SHORT TASK =>
Among the lines below, keep only those from the one containing "Write the Chart.js code for this chart." through the one containing "const durations = [360, 1440];", and reproduce them exactly.

DATA RECORDS =>

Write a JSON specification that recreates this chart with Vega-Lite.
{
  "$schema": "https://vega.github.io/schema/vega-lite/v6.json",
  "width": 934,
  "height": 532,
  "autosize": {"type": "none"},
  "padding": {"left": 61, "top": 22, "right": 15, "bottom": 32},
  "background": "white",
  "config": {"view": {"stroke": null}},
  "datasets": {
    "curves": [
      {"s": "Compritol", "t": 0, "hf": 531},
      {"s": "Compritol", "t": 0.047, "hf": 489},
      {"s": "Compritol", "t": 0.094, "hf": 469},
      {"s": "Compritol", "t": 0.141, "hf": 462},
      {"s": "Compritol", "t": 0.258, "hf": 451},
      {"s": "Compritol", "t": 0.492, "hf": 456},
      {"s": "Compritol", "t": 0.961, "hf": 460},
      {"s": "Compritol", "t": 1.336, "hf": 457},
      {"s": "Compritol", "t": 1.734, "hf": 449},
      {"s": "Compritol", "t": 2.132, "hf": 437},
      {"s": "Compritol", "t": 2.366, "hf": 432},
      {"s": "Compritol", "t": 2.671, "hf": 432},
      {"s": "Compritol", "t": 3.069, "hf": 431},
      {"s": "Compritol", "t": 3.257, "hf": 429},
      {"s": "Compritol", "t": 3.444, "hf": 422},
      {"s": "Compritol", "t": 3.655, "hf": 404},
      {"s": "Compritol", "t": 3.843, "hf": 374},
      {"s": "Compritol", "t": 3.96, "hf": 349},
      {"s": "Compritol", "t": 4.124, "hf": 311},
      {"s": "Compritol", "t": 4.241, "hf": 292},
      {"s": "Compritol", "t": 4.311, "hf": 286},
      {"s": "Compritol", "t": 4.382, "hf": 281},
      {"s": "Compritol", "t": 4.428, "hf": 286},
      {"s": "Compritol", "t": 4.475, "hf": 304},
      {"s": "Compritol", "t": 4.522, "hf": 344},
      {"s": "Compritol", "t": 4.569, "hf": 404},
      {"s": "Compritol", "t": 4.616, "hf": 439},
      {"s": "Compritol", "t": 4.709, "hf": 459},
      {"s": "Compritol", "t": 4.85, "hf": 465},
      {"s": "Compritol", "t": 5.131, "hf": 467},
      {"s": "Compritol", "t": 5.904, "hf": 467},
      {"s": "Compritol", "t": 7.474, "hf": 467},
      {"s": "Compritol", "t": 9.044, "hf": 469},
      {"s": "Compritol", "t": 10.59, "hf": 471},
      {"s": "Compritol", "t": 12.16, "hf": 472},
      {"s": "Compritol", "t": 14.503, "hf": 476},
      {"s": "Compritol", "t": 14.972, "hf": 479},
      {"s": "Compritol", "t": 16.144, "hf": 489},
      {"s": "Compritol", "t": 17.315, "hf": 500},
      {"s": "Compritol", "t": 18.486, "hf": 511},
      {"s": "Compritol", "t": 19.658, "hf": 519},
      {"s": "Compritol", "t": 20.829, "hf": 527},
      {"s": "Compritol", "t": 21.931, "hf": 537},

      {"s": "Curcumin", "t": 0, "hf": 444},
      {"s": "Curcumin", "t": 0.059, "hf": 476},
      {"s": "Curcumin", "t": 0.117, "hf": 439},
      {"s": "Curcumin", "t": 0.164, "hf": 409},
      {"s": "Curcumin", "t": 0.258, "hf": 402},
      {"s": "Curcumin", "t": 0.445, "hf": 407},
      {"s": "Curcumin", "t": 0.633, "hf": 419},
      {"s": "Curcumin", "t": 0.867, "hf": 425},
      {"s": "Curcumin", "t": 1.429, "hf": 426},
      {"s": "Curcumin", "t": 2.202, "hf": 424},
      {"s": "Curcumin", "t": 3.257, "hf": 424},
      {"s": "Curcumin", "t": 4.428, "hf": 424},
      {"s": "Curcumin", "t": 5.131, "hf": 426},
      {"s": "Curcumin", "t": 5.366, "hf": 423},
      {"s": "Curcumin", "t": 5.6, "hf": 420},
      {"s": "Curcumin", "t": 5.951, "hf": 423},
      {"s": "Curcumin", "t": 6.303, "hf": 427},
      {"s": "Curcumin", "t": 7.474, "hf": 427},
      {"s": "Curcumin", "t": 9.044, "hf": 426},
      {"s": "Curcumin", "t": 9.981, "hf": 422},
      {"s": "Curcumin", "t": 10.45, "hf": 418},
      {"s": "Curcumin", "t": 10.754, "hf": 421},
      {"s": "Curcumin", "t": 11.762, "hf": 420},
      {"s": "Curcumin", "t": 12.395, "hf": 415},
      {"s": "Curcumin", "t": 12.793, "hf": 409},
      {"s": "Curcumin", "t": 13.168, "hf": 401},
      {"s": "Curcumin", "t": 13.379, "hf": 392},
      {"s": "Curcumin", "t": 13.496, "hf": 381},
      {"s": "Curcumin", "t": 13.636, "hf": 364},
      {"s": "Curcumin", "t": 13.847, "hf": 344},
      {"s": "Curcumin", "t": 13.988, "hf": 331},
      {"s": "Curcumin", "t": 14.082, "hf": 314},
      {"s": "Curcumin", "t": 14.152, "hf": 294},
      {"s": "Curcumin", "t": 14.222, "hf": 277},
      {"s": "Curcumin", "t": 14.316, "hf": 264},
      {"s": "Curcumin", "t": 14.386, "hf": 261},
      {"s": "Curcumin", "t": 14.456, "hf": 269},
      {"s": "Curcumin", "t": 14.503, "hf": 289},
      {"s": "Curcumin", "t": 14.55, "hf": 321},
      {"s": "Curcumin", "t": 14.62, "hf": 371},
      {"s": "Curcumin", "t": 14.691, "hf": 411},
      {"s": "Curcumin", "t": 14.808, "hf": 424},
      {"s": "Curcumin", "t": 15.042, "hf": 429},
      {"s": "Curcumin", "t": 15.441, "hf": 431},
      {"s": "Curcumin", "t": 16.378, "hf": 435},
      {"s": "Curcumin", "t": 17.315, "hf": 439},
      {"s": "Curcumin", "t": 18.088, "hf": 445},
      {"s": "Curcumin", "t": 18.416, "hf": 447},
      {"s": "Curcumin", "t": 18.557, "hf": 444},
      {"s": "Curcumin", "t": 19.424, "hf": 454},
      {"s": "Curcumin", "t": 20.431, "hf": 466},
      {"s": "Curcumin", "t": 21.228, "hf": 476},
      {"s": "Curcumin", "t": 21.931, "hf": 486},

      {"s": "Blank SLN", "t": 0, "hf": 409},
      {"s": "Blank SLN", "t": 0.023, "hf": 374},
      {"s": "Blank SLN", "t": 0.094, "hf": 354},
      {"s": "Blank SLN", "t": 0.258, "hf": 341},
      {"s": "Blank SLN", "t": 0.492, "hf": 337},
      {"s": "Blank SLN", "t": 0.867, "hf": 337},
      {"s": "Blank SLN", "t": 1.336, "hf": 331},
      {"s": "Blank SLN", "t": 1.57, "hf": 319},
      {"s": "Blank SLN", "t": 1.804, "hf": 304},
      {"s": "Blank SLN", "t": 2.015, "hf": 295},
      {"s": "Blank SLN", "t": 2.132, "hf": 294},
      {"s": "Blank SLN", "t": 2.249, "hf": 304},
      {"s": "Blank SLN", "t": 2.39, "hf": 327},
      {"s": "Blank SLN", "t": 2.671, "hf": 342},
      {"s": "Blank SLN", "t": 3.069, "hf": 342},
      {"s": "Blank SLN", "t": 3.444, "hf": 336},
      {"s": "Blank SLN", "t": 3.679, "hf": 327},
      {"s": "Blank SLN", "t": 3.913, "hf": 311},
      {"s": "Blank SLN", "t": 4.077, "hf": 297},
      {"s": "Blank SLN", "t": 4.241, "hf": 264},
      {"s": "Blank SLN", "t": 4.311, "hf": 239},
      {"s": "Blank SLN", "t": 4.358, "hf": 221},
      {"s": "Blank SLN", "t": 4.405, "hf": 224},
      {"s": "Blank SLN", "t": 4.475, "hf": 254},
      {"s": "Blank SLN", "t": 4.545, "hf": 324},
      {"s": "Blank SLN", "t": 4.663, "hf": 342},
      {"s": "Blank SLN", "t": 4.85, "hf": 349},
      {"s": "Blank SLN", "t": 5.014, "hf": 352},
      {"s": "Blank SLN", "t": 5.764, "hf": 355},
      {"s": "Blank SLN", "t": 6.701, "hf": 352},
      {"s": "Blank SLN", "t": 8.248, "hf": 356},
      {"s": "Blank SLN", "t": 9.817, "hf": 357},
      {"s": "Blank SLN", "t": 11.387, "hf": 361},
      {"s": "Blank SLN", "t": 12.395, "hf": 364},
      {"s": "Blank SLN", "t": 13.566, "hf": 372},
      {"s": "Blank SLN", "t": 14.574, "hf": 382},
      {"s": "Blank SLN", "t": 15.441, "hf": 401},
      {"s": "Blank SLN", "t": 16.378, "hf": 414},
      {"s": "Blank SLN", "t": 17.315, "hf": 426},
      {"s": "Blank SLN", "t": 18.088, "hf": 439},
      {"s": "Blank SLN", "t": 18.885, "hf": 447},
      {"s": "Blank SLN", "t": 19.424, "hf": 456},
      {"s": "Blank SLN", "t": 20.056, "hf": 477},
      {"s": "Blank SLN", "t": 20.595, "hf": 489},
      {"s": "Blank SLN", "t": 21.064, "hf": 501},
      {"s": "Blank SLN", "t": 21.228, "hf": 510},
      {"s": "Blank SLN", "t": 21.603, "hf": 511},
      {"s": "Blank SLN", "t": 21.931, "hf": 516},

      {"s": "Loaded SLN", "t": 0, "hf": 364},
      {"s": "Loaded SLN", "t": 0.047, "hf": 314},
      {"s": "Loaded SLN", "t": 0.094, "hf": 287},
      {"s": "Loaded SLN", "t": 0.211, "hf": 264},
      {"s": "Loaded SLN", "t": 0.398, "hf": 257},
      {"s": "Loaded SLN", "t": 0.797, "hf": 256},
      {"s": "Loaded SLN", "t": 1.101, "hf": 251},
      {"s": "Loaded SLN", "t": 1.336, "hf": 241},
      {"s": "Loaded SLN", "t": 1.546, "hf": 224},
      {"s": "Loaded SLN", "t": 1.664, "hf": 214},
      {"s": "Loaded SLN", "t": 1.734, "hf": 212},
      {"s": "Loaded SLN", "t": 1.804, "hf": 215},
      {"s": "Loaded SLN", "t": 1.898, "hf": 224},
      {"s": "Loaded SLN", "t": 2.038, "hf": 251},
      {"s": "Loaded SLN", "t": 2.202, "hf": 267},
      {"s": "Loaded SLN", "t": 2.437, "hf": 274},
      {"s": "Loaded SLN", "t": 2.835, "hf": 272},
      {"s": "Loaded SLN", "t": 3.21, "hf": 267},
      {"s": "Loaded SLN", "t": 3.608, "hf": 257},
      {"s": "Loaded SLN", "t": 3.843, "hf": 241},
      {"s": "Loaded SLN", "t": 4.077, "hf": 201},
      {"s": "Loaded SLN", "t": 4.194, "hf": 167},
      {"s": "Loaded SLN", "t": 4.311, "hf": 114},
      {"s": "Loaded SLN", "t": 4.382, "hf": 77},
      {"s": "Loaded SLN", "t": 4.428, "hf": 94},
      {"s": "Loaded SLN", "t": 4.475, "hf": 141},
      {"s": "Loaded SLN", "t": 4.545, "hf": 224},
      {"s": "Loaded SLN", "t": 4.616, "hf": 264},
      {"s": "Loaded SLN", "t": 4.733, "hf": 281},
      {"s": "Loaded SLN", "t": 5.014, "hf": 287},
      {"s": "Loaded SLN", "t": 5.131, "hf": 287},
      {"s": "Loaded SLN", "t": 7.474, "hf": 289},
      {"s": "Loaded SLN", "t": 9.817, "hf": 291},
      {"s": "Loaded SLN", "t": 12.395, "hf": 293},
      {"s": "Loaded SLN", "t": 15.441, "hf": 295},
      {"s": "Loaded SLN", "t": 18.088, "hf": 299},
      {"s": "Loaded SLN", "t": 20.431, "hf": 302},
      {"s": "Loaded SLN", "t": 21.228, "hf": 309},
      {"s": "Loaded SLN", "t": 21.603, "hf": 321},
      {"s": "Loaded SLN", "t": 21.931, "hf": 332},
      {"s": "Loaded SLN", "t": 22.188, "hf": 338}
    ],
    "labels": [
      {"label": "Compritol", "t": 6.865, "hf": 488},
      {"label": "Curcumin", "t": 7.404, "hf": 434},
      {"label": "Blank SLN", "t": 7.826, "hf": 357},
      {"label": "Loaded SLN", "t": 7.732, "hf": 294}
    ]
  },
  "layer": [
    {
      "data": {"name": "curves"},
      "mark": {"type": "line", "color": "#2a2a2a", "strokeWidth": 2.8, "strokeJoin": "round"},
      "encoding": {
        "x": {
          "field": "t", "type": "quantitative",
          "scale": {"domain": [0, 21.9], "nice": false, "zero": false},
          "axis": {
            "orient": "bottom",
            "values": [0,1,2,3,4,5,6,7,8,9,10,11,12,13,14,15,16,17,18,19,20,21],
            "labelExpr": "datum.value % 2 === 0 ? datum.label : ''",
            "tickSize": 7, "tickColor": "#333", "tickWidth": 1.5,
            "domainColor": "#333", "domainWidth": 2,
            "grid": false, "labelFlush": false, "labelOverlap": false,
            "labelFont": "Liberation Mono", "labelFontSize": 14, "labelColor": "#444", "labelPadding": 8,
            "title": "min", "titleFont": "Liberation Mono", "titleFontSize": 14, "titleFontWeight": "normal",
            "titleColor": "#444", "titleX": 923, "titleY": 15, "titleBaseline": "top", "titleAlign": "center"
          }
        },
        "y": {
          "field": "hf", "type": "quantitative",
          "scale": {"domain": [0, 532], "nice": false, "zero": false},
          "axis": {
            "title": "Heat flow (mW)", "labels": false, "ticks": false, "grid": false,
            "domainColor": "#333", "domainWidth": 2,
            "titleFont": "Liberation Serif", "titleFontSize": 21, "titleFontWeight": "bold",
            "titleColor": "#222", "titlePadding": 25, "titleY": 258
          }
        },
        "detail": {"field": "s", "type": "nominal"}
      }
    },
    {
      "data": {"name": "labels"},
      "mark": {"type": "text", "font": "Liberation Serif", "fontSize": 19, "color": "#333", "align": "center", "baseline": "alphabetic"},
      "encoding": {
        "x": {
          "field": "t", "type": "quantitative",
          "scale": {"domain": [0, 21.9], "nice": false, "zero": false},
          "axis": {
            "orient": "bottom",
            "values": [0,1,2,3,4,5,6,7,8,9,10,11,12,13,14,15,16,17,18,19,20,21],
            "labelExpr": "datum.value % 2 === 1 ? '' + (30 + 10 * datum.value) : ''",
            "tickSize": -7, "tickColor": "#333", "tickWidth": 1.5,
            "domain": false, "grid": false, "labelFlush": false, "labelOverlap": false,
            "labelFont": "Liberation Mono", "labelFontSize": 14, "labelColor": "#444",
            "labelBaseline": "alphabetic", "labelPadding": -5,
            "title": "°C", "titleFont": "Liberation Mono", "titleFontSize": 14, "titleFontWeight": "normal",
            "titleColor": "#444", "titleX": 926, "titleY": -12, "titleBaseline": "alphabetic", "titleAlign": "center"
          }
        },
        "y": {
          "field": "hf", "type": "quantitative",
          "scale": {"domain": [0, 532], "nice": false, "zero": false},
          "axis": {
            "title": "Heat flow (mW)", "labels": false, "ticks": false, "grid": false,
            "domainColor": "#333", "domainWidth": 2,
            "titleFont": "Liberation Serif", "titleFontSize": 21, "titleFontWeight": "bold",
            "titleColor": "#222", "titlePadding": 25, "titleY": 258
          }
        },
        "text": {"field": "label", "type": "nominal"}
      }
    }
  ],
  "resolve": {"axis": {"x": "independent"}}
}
---
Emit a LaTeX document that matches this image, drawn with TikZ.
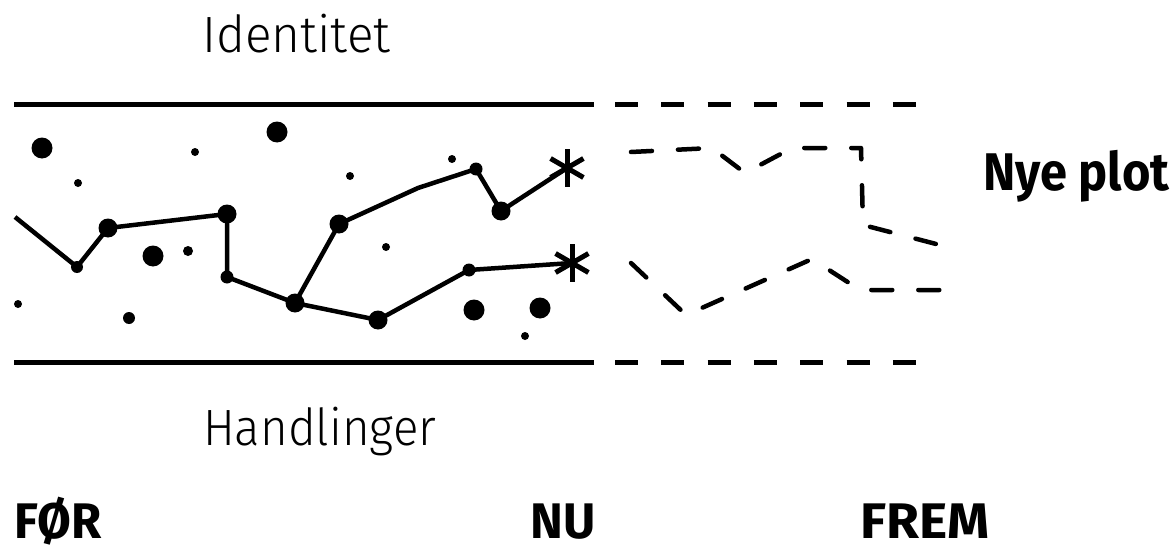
* * *
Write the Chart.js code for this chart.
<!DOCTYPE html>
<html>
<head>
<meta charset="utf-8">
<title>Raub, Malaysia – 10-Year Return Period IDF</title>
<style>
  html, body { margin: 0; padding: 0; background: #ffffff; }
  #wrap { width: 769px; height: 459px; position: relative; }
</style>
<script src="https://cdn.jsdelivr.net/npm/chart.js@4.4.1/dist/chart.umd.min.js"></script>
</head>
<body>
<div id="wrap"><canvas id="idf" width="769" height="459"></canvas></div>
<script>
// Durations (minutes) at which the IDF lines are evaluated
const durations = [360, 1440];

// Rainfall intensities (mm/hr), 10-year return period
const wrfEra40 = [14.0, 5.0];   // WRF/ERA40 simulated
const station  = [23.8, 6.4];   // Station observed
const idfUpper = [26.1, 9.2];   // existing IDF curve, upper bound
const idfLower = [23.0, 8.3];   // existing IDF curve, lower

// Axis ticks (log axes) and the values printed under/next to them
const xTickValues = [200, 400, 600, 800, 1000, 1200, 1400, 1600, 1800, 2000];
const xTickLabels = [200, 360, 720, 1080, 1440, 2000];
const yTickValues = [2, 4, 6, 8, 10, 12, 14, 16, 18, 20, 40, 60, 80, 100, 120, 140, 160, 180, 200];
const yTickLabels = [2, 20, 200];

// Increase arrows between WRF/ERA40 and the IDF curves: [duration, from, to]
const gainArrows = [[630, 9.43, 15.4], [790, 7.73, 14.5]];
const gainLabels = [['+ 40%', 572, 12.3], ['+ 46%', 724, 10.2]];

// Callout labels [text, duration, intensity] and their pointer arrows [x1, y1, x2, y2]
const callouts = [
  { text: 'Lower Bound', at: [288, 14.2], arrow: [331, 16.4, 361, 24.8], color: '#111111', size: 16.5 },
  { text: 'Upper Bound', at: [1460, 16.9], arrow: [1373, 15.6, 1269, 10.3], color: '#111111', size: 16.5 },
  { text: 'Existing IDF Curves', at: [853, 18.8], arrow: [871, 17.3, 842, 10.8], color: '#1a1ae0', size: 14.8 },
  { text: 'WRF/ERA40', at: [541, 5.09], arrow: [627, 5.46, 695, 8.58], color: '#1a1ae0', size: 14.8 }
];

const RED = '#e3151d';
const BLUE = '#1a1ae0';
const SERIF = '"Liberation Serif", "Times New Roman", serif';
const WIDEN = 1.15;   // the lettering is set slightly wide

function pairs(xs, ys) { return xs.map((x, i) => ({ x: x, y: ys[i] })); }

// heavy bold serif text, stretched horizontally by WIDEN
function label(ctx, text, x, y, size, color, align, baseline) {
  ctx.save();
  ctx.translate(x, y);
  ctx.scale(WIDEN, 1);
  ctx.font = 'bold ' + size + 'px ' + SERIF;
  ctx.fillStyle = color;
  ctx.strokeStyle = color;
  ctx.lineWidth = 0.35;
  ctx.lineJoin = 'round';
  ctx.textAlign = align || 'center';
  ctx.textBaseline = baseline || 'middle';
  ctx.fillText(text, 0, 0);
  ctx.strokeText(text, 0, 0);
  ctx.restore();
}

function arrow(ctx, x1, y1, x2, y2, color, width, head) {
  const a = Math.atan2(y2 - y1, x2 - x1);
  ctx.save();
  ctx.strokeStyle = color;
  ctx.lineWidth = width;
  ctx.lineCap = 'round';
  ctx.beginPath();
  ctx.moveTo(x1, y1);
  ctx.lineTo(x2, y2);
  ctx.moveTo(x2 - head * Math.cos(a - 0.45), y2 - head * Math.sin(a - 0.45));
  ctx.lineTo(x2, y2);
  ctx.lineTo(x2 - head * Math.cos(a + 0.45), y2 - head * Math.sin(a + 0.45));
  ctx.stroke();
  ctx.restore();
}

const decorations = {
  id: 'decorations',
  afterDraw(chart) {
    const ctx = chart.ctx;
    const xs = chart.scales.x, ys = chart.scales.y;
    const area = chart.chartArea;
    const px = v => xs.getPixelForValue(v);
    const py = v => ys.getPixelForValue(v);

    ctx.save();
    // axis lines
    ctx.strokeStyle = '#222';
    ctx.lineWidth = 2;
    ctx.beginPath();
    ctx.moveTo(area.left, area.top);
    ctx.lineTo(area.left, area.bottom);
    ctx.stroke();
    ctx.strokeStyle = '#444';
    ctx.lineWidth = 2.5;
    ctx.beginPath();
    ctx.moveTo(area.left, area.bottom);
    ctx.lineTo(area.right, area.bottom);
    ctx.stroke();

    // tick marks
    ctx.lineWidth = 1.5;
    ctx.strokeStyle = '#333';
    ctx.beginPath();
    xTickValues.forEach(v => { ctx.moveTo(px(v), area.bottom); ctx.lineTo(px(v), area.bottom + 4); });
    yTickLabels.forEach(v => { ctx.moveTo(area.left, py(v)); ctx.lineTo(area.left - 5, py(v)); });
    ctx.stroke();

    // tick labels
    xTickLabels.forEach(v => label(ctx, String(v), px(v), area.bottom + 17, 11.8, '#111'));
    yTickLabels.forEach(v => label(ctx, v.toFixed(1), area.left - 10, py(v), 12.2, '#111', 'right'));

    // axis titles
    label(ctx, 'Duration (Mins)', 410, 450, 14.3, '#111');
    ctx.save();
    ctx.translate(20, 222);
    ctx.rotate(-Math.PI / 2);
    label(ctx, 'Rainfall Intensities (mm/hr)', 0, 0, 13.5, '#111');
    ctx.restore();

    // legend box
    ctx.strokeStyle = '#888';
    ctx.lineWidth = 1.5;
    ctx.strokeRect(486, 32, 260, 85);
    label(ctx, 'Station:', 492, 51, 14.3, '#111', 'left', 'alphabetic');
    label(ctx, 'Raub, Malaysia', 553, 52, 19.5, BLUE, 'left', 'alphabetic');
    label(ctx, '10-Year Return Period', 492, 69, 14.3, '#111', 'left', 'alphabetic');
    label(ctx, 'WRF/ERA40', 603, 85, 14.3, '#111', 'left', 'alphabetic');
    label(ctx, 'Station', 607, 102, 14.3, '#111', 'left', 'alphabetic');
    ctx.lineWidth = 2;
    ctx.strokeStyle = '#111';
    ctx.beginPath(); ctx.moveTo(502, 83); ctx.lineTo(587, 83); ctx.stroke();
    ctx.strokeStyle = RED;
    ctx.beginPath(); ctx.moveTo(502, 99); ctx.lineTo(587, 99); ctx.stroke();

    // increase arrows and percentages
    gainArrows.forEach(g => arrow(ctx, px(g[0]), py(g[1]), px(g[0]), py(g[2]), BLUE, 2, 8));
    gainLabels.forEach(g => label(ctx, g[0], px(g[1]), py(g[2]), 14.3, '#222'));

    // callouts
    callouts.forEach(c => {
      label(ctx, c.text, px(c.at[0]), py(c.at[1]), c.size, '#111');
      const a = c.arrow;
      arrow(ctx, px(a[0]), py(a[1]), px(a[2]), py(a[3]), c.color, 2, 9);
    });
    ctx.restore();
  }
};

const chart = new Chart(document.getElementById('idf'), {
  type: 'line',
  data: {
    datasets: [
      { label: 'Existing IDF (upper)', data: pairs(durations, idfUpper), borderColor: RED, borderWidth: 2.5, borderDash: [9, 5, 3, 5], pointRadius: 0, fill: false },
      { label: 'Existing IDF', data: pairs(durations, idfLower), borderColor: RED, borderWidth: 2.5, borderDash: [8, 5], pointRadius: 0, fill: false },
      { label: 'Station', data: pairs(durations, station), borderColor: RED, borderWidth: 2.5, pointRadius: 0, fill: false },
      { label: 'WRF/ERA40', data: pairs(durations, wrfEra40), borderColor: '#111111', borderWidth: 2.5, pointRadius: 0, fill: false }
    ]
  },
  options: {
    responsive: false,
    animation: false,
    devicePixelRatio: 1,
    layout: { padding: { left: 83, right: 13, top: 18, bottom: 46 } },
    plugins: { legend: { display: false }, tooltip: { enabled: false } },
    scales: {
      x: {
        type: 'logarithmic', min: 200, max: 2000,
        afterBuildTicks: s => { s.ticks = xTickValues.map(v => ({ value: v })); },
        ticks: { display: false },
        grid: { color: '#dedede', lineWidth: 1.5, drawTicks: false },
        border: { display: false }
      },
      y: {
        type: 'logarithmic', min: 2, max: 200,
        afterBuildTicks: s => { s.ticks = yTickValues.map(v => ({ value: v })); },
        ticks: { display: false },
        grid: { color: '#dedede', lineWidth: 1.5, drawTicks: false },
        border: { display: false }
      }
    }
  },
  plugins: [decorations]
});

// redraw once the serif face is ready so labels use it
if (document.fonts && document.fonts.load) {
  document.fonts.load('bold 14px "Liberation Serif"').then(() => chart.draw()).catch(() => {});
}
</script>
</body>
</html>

ANSWER TO THIS PROBLEM =>
Write the Chart.js code for this chart.
<!DOCTYPE html>
<html>
<head>
<meta charset="utf-8">
<title>Raub, Malaysia – 10-Year Return Period IDF</title>
<style>
  html, body { margin: 0; padding: 0; background: #ffffff; }
  #wrap { width: 769px; height: 459px; position: relative; }
</style>
<script src="https://cdn.jsdelivr.net/npm/chart.js@4.4.1/dist/chart.umd.min.js"></script>
</head>
<body>
<div id="wrap"><canvas id="idf" width="769" height="459"></canvas></div>
<script>
// Durations (minutes) at which the IDF lines are evaluated
const durations = [360, 1440];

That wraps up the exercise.